----- DATA EXCERPTS

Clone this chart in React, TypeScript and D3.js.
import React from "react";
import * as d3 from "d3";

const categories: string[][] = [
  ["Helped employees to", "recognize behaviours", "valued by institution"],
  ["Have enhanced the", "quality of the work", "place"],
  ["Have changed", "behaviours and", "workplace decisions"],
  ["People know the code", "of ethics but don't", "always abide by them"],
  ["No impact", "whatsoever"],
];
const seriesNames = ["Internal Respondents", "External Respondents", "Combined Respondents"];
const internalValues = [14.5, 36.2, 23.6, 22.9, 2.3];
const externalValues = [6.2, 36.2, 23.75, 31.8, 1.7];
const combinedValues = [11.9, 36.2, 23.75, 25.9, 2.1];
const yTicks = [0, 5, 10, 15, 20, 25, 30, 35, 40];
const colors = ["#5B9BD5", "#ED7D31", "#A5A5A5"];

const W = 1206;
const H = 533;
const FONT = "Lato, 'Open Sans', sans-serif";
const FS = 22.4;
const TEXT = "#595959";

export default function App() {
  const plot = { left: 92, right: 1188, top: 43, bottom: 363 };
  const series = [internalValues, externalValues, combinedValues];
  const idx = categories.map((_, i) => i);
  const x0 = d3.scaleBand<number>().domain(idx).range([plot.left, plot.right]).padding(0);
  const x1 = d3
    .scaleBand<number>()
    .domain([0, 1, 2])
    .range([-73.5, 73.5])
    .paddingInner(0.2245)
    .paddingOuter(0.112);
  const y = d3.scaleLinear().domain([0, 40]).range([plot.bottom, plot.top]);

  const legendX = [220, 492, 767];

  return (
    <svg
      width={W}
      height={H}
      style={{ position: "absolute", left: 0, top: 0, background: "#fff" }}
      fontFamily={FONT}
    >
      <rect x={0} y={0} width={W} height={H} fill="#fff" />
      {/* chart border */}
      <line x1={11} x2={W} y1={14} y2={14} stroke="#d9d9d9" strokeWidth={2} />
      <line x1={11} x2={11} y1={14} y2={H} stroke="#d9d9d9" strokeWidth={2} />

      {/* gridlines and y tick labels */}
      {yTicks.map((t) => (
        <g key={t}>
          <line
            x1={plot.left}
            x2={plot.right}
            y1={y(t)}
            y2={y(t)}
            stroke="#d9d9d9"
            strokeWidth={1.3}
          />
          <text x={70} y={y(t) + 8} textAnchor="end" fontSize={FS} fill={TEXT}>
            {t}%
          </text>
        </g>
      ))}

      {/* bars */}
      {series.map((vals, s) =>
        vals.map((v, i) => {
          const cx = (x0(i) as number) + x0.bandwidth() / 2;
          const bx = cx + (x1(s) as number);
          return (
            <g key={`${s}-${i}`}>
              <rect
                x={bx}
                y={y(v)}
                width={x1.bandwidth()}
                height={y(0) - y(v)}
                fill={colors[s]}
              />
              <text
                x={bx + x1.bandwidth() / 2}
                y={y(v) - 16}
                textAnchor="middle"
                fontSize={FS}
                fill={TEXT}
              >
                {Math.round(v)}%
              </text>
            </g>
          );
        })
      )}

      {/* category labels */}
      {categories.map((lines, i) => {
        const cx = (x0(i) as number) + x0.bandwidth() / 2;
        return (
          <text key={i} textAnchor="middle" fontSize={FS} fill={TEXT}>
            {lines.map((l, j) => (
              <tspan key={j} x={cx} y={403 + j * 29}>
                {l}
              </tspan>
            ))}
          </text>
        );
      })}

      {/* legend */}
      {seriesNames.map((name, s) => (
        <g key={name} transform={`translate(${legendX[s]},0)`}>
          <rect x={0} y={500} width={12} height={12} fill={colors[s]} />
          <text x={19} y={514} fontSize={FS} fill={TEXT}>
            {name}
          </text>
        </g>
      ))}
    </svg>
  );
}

----------
----- DATA EXCERPTS

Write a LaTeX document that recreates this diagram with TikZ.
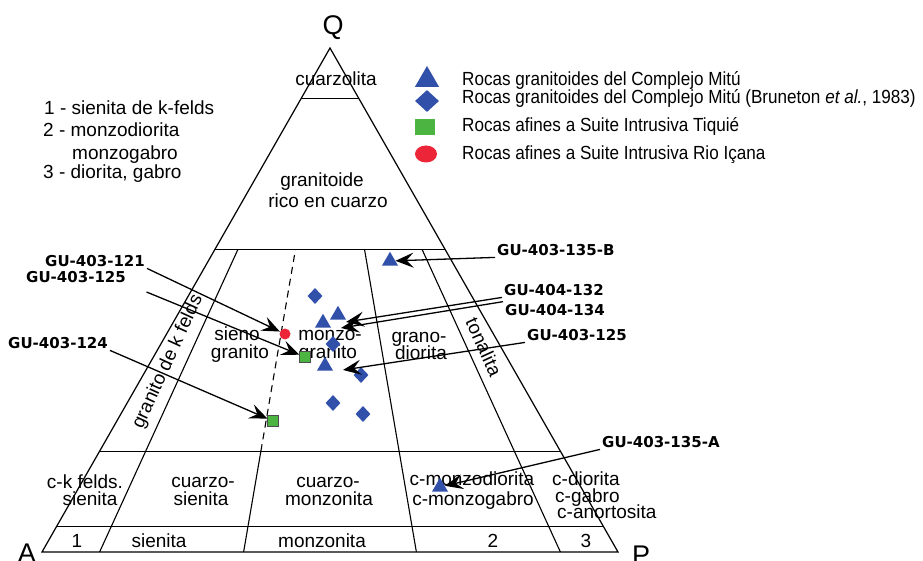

----------

**WHAT NEEDS TO BE DONE**
Read the entries and show each line that mentions "this".

**ANSWER**
Clone this chart in React, TypeScript and D3.js.
Write a LaTeX document that recreates this diagram with TikZ.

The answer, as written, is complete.